For the past 20 years, Wees has overseen the Met’s collections of American silver, jewelry, and other metalwork, and organized the exhibition, Jewelry for America,which was on view in the Metropolitan’s American Wing from June 2019 to May 2021. Her lecture will chronicle the development of jewelry made and owned in America from the Colonial period to the present day, noting the social, political, and economic factors that influenced its production, as well as the materials and processes involved.
“Jewelry is one of the world’s oldest art forms, underscoring the human desire to adorn ourselves,” said Wees, who holds degrees in art history from Smith College and the Williams College Graduate Program in the History of Art. “As we follow the history of our nation, we see jewelry fashions developing to keep pace with our economic growth, the discovery of new materials, and evolving fashions.”
The earliest jewelry worn in America was of a sentimental nature, related to love and marriage or to death and mourning. A domestic industry took root in the early nineteenth century with Newark, New Jersey, becoming home to some 200 manufacturers, and the iconic firms of Gorham and Tiffany & Co. were established. Collectively, the pieces featured in the Jewelry for America exhibition tell the story of how American jewelers absorbed and reinterpreted lessons from a vast global history to create a rich and varied body of work.
“One aspect of studying jewelry that especially resonates with me is memory,” Wees said. “Every piece we wear holds memories of people, places, and occasions. Through jewelry we appreciate and celebrate the cycles of our lives.”

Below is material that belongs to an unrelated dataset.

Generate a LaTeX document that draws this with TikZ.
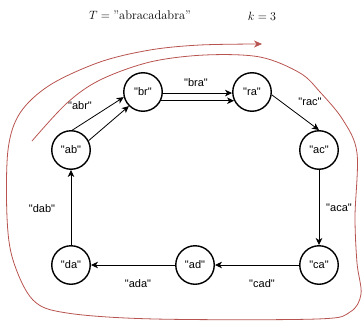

McFaddin-Ward House lectures are free and open to the public, but space is limited. Doors open at 6 p.m.
Built in 1905-1906 in the distinctive Beaux-Arts Colonial style, the McFaddin-Ward House reflects the lifestyle of the prominent family which lived in the house for 75 years. The museum features free tours, educational programming, year-round events, a carriage house, and gardens.